#### Material
....................

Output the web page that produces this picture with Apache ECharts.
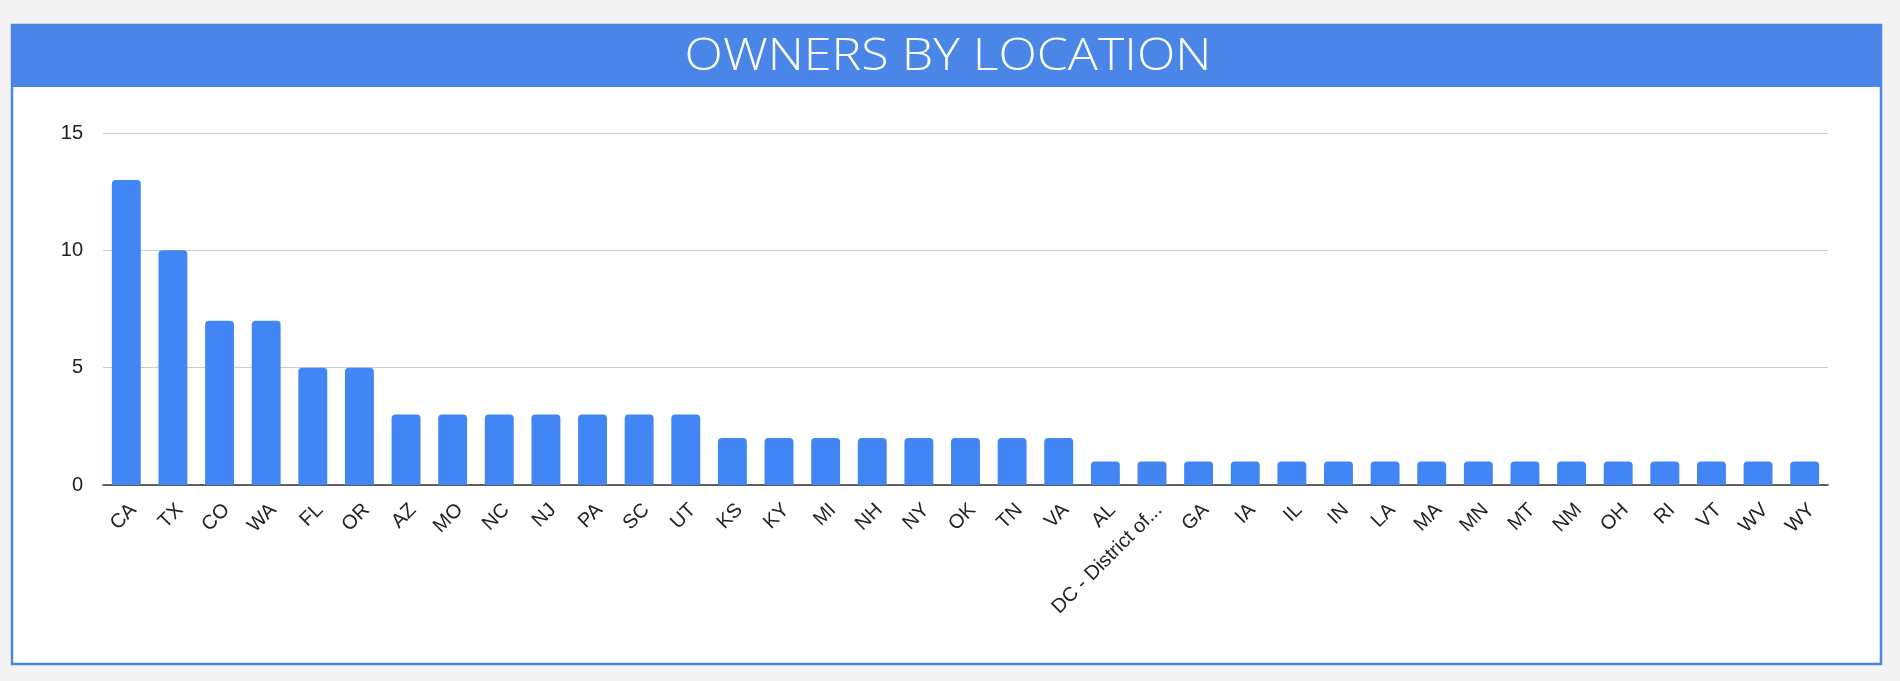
<!DOCTYPE html>
<html>
<head>
<meta charset="utf-8">
<script src="https://cdn.jsdelivr.net/npm/echarts@6/dist/echarts.min.js"></script>
<style>
html,body{margin:0;padding:0;background:#f3f3f3;}
#chart{width:1900px;height:681px;}
</style>
</head>
<body>
<div id="chart"></div>
<script>
const chartTitle = 'OWNERS BY LOCATION';
const categories = ["CA","TX","CO","WA","FL","OR","AZ","MO","NC","NJ","PA","SC","UT","KS","KY","MI","NH","NY","OK","TN","VA","AL","DC - District of...","GA","IA","IL","IN","LA","MA","MN","MT","NM","OH","RI","VT","WV","WY"];
const owners = [13,10,7,7,5,5,3,3,3,3,3,3,3,2,2,2,2,2,2,2,2,1,1,1,1,1,1,1,1,1,1,1,1,1,1,1,1];
const yTicks = [0,5,10,15];

const chart = echarts.init(document.getElementById('chart'));
chart.setOption({
  backgroundColor: '#f3f3f3',
  animation: false,
  graphic: [
    {type:'rect', z:-10, shape:{x:12, y:25, width:1869, height:639}, style:{fill:'#ffffff', stroke:'#4a86e8', lineWidth:2.5}},
    {type:'rect', z:-9, shape:{x:11, y:24, width:1871, height:63}, style:{fill:'#4a86e8'}},
    {type:'text', z:10, x:948, y:57, scaleX:1.14, scaleY:1,
      style:{text:chartTitle, fill:'#ffffff', font:'300 44px "Open Sans", Lato, sans-serif', align:'center', verticalAlign:'middle'}}
  ],
  grid: {left:103, right:72, top:133, bottom:196, containLabel:false},
  xAxis: {
    type: 'category',
    data: categories,
    axisLine: {lineStyle:{color:'#333333', width:1.5}},
    axisTick: {show:false},
    axisLabel: {interval:0, rotate:45, color:'#222222', fontSize:20, margin:29, padding:[0,-10,0,0], fontFamily:'"Liberation Sans", Arial, sans-serif'}
  },
  yAxis: {
    type: 'value',
    min: yTicks[0],
    max: yTicks[yTicks.length-1],
    interval: 5,
    axisLine: {show:false},
    axisTick: {show:false},
    splitLine: {lineStyle:{color:'#cccccc', width:1.2}},
    axisLabel: {color:'#222222', fontSize:20, margin:20, fontFamily:'"Liberation Sans", Arial, sans-serif'}
  },
  series: [{
    type: 'bar',
    data: owners,
    barWidth: '62%',
    itemStyle: {color:'#4285f4', borderRadius:[4,4,0,0]}
  }]
});
</script>
</body>
</html>
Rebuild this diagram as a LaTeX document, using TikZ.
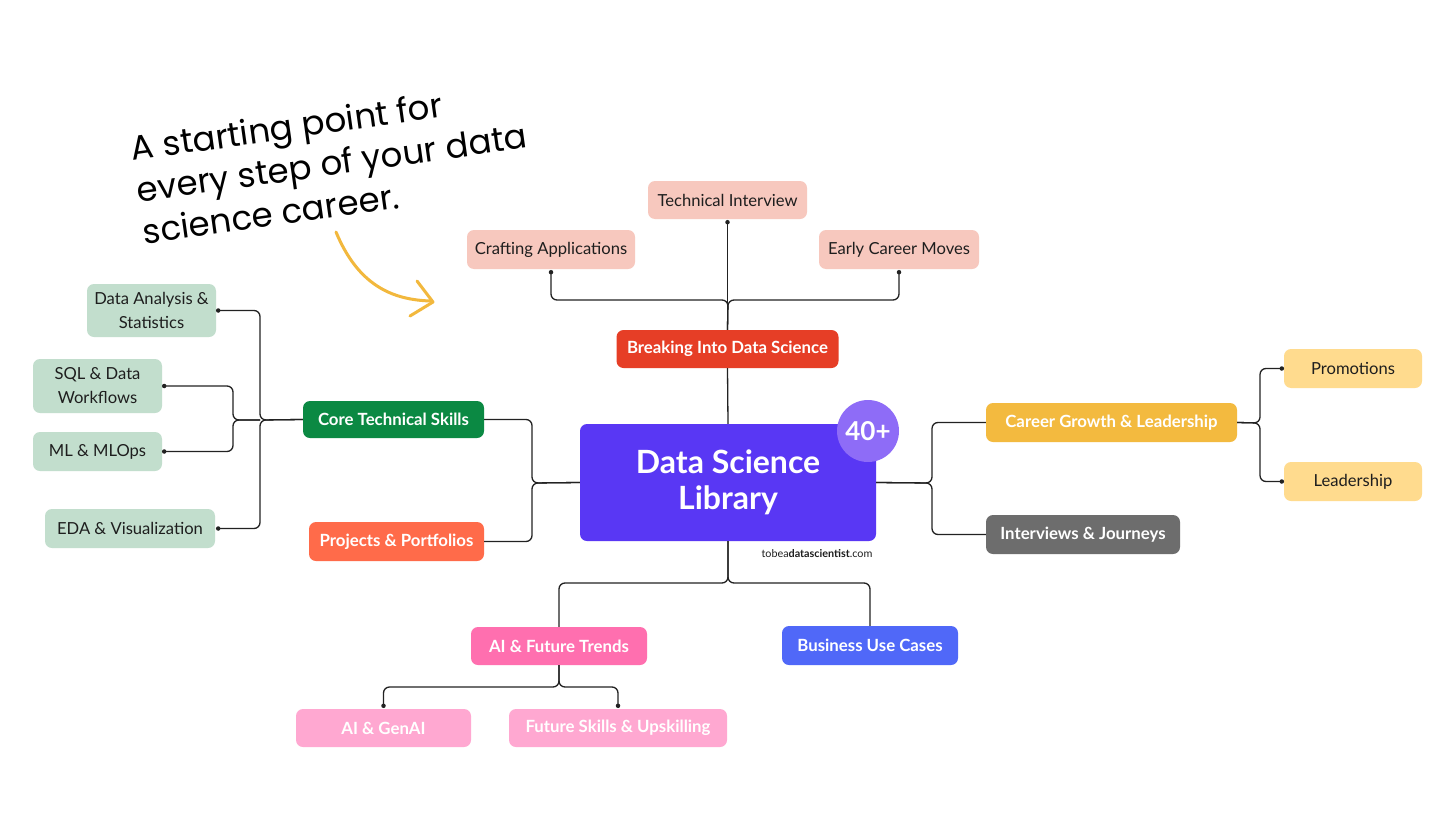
\documentclass[tikz,border=0pt]{standalone}
\usepackage{fontspec}
\setmainfont{Lato}
\newfontfamily\handfont{Poppins}
\usetikzlibrary{calc}
\definecolor{mainpurple}{HTML}{5937F4}
\definecolor{badgepurple}{HTML}{8E6CF7}
\definecolor{redbox}{HTML}{E63E26}
\definecolor{salmon}{HTML}{F7C8BE}
\definecolor{greenbox}{HTML}{0B8943}
\definecolor{orangebox}{HTML}{FF6B4A}
\definecolor{lightgreen}{HTML}{C2DECD}
\definecolor{goldbox}{HTML}{F3BA3F}
\definecolor{lightyellow}{HTML}{FFDB8E}
\definecolor{graybox}{HTML}{6D6D6D}
\definecolor{pinkbox}{HTML}{FF6FAF}
\definecolor{lightpink}{HTML}{FFA8D1}
\definecolor{bluebox}{HTML}{5068F8}
\definecolor{arrowgold}{HTML}{F2B83D}
\definecolor{linecol}{HTML}{222222}
\definecolor{txtdark}{HTML}{1E1E1E}
\tikzset{
  box/.style={rectangle, rounded corners=7pt, inner sep=0pt, align=center},
  mainbox/.style={box, draw=none, text=white, font=\bfseries\fontsize{16.8}{20}\selectfont},
  subbox/.style={box, draw=none, text=txtdark, font=\fontsize{16.6}{24}\selectfont},
  subwhite/.style={box, draw=none, text=white, font=\bfseries\fontsize{16.8}{20}\selectfont},
  conn/.style={draw=linecol, line width=1.3pt, rounded corners=6pt},
  dotc/.style={fill=linecol, circle, inner sep=0pt, minimum size=4.5pt}
}
\begin{document}
\begin{tikzpicture}[x=1pt,y=-1pt]
\useasboundingbox (0,0) rectangle (1456,819);
\fill[white] (0,0) rectangle (1456,819);

% junction coordinates
\coordinate (jT) at (728,300);
\coordinate (jL) at (532,483);
\coordinate (jC) at (260,420);
\coordinate (jS) at (233,420);
\coordinate (jR) at (932,483);
\coordinate (jP) at (1260,423);
\coordinate (jB) at (728,583);
\coordinate (jA) at (559,687);

% nodes
\node[box, fill=mainpurple, text=white, minimum width=296pt, minimum height=117pt,
      font=\bfseries\fontsize{32}{36}\selectfont] (main) at (728,482.5) {Data Science\\Library};
\node[circle, fill=badgepurple, minimum size=62pt, inner sep=0pt, text=white,
      font=\bfseries\fontsize{26}{28}\selectfont] (badge) at (868,431) {40+};
\node[font=\fontsize{10.8}{12}\selectfont, text=txtdark, inner sep=0pt] (url) at (817,554) {tobea\textbf{datascientist}.com};

\node[mainbox, fill=redbox, minimum width=222pt, minimum height=38pt] (break) at (727.5,349) {Breaking Into Data Science};
\node[subbox, fill=salmon, minimum width=159pt, minimum height=38pt] (tech) at (727.5,200) {Technical Interview};
\node[subbox, fill=salmon, minimum width=168pt, minimum height=39pt] (craft) at (551,249.5) {Crafting Applications};
\node[subbox, fill=salmon, minimum width=160pt, minimum height=39pt] (early) at (899,249.5) {Early Career Moves};

\node[mainbox, fill=greenbox, minimum width=181pt, minimum height=37pt] (core) at (393.5,419.5) {Core Technical Skills};
\node[mainbox, fill=orangebox, minimum width=175pt, minimum height=39pt] (proj) at (396.5,541.5) {Projects \& Portfolios};
\node[subbox, fill=lightgreen, minimum width=129pt, minimum height=53pt] (da) at (151.5,310.5) {Data Analysis \&\\Statistics};
\node[subbox, fill=lightgreen, minimum width=129pt, minimum height=54pt] (sql) at (97.5,386) {SQL \& Data\\Workflows};
\node[subbox, fill=lightgreen, minimum width=129pt, minimum height=39pt] (ml) at (97.5,451.5) {ML \& MLOps};
\node[subbox, fill=lightgreen, minimum width=170pt, minimum height=39pt] (eda) at (130,528.5) {EDA \& Visualization};

\node[mainbox, fill=goldbox, minimum width=251pt, minimum height=39pt] (career) at (1111.5,422.5) {Career Growth \& Leadership};
\node[mainbox, fill=graybox, minimum width=194pt, minimum height=39pt] (inter) at (1083,534.5) {Interviews \& Journeys};
\node[subbox, fill=lightyellow, minimum width=138pt, minimum height=39pt] (prom) at (1353,368.5) {Promotions};
\node[subbox, fill=lightyellow, minimum width=138pt, minimum height=39pt] (lead) at (1353,481.5) {Leadership};

\node[mainbox, fill=pinkbox, minimum width=176pt, minimum height=38pt] (aift) at (559,646) {AI \& Future Trends};
\node[mainbox, fill=bluebox, minimum width=176pt, minimum height=39pt] (biz) at (870,645.5) {Business Use Cases};
\node[subwhite, fill=lightpink, minimum width=175pt, minimum height=38pt] (genai) at (383.5,728) {AI \& GenAI};
\node[subwhite, fill=lightpink, minimum width=218pt, minimum height=38pt] (future) at (618,728) {Future Skills \& Upskilling};

% connectors
\draw[conn] (main.north) -- (break.south);
\draw[conn] (break.north) -- ($(tech.south)+(0,3)$);
\draw[conn] ($(craft.south)+(0,3)$) |- (jT) -- (break.north);
\draw[conn] ($(early.south)+(0,3)$) |- (jT) -- (break.north);

\draw[conn] (core.east) -| (jL) -- (main.west);
\draw[conn] (proj.east) -| (jL) -- (main.west);
\draw[conn] ($(da.east)+(2,0)$) -| (jC) -- (core.west);
\draw[conn] ($(eda.east)+(3,0)$) -| (jC) -- (core.west);
\draw[conn] ($(sql.east)+(2,0)$) -| (jS) -- (jC);
\draw[conn] ($(ml.east)+(2,0)$) -| (jS) -- (jC);

\draw[conn] (career.west) -| (jR) -- (main.east);
\draw[conn] (inter.west) -| (jR) -- (main.east);
\draw[conn] ($(prom.west)+(-2,0)$) -| (jP) -- (career.east);
\draw[conn] ($(lead.west)+(-2,0)$) -| (jP) -- (career.east);

\draw[conn] (aift.north) |- (jB) -- (main.south);
\draw[conn] (biz.north) |- (jB) -- (main.south);
\draw[conn] ($(genai.north)+(0,-3)$) |- (jA) -- (aift.south);
\draw[conn] ($(future.north)+(0,-3)$) |- (jA) -- (aift.south);

% dots
\node[dotc] at ($(tech.south)+(0,3)$) {};
\node[dotc] at ($(craft.south)+(0,3)$) {};
\node[dotc] at ($(early.south)+(0,3)$) {};
\node[dotc] at ($(da.east)+(2,0)$) {};
\node[dotc] at ($(sql.east)+(2,0)$) {};
\node[dotc] at ($(ml.east)+(2,0)$) {};
\node[dotc] at ($(eda.east)+(3,0)$) {};
\node[dotc] at ($(prom.west)+(-2,0)$) {};
\node[dotc] at ($(lead.west)+(-2,0)$) {};
\node[dotc] at ($(genai.north)+(0,-3)$) {};
\node[dotc] at ($(future.north)+(0,-3)$) {};

% handwritten note
\node[anchor=north west, rotate=8, align=left, inner sep=0pt, text=black,
      font=\handfont\fontsize{34}{42}\selectfont] (note) at (129,135)
      {A starting point for\\every step of your data\\science career.};

% curved arrow
\draw[arrowgold, line width=3pt, line cap=round] (336,232) .. controls (358,285) and (392,300) .. (431,301);
\draw[arrowgold, line width=3pt, line cap=round, line join=round] (417,281) -- (433,302) -- (410,316);
\end{tikzpicture}
\end{document}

....................

#### Goal
From the entries above, copy exactly the lines starting at the one with "Rebuild this diagram" and stopping at the one with "(jA) at (559,687);", keeping both ends. Drop the pictures.

#### Reply to the task
Rebuild this diagram as a LaTeX document, using TikZ.
\documentclass[tikz,border=0pt]{standalone}
\usepackage{fontspec}
\setmainfont{Lato}
\newfontfamily\handfont{Poppins}
\usetikzlibrary{calc}
\definecolor{mainpurple}{HTML}{5937F4}
\definecolor{badgepurple}{HTML}{8E6CF7}
\definecolor{redbox}{HTML}{E63E26}
\definecolor{salmon}{HTML}{F7C8BE}
\definecolor{greenbox}{HTML}{0B8943}
\definecolor{orangebox}{HTML}{FF6B4A}
\definecolor{lightgreen}{HTML}{C2DECD}
\definecolor{goldbox}{HTML}{F3BA3F}
\definecolor{lightyellow}{HTML}{FFDB8E}
\definecolor{graybox}{HTML}{6D6D6D}
\definecolor{pinkbox}{HTML}{FF6FAF}
\definecolor{lightpink}{HTML}{FFA8D1}
\definecolor{bluebox}{HTML}{5068F8}
\definecolor{arrowgold}{HTML}{F2B83D}
\definecolor{linecol}{HTML}{222222}
\definecolor{txtdark}{HTML}{1E1E1E}
\tikzset{
  box/.style={rectangle, rounded corners=7pt, inner sep=0pt, align=center},
  mainbox/.style={box, draw=none, text=white, font=\bfseries\fontsize{16.8}{20}\selectfont},
  subbox/.style={box, draw=none, text=txtdark, font=\fontsize{16.6}{24}\selectfont},
  subwhite/.style={box, draw=none, text=white, font=\bfseries\fontsize{16.8}{20}\selectfont},
  conn/.style={draw=linecol, line width=1.3pt, rounded corners=6pt},
  dotc/.style={fill=linecol, circle, inner sep=0pt, minimum size=4.5pt}
}
\begin{document}
\begin{tikzpicture}[x=1pt,y=-1pt]
\useasboundingbox (0,0) rectangle (1456,819);
\fill[white] (0,0) rectangle (1456,819);

% junction coordinates
\coordinate (jT) at (728,300);
\coordinate (jL) at (532,483);
\coordinate (jC) at (260,420);
\coordinate (jS) at (233,420);
\coordinate (jR) at (932,483);
\coordinate (jP) at (1260,423);
\coordinate (jB) at (728,583);
\coordinate (jA) at (559,687);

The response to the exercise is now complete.